Information provided =>
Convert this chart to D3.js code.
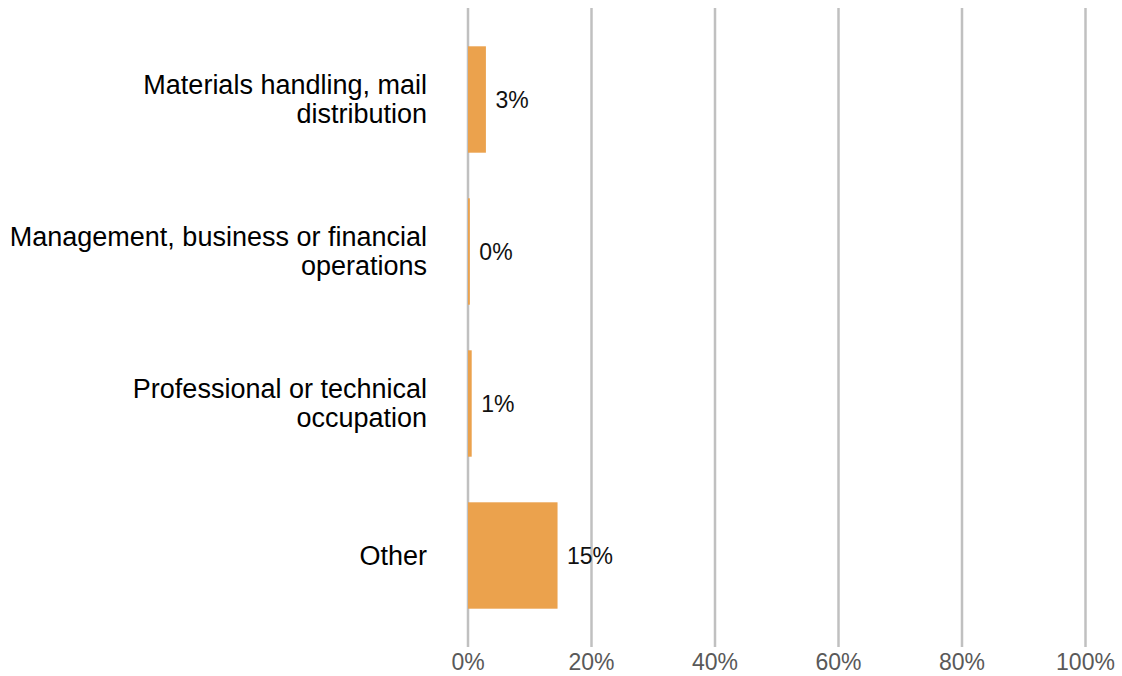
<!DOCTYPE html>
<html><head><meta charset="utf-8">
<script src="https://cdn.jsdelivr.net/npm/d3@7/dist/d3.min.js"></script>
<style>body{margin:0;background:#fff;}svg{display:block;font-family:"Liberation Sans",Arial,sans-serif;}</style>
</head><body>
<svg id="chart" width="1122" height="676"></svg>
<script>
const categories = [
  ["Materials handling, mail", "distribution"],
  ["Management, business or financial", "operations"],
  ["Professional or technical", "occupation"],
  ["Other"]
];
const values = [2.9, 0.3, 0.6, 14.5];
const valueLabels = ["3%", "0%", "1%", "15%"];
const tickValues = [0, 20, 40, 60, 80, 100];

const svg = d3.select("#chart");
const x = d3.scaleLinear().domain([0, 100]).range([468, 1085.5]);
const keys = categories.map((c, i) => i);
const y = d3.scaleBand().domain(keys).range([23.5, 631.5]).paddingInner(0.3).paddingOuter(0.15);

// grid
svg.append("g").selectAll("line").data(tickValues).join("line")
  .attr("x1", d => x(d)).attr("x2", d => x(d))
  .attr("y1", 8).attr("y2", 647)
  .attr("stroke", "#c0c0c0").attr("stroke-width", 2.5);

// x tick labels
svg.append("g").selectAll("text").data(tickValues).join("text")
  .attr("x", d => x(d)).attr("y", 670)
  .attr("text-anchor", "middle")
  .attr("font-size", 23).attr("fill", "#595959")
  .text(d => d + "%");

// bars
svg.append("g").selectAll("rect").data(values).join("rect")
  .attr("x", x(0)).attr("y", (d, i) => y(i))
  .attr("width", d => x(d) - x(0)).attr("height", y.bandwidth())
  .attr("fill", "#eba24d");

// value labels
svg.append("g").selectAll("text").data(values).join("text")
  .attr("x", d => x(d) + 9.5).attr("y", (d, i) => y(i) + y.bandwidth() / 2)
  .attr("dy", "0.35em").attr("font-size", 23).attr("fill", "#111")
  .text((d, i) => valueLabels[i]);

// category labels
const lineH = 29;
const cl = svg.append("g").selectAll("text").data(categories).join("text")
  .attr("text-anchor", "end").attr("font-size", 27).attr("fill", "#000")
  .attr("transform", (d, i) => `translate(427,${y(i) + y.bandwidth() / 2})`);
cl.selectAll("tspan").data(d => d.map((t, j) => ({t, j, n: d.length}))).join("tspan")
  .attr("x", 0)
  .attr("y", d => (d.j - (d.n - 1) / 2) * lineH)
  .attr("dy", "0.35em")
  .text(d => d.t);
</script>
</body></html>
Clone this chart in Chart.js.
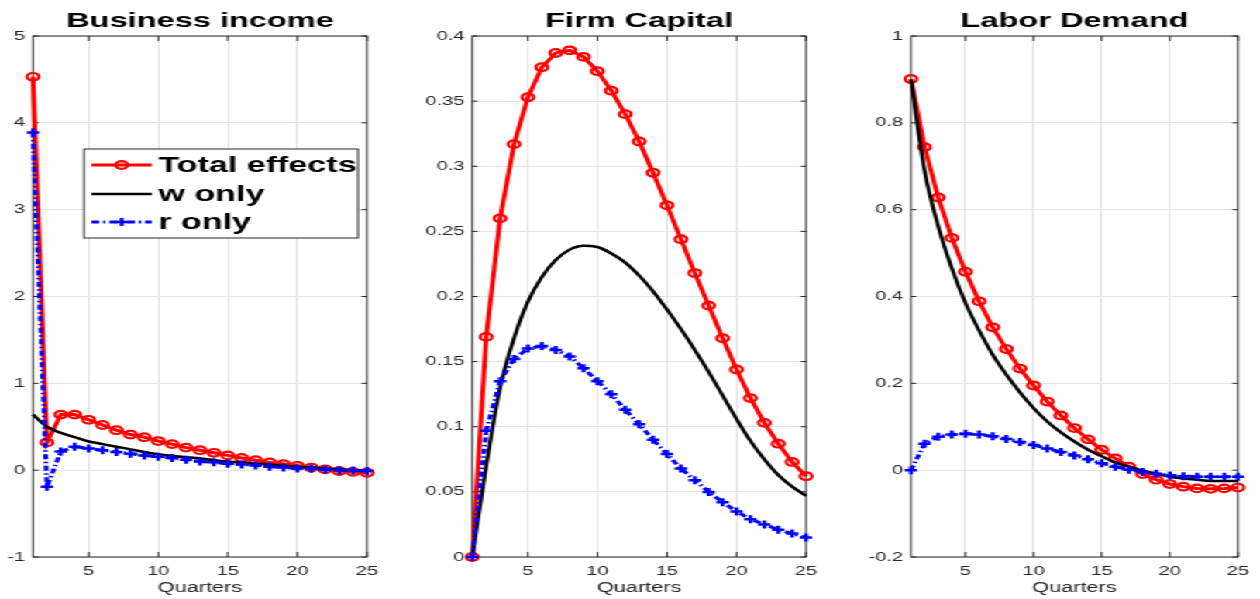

Problem details => Scan the lines above for "chart", then copy every one that has it.

Task output =>
Convert this chart to D3.js code.
<svg id="chart" width="1122" height="676"></svg>
const svg = d3.select("#chart");
Clone this chart in Chart.js.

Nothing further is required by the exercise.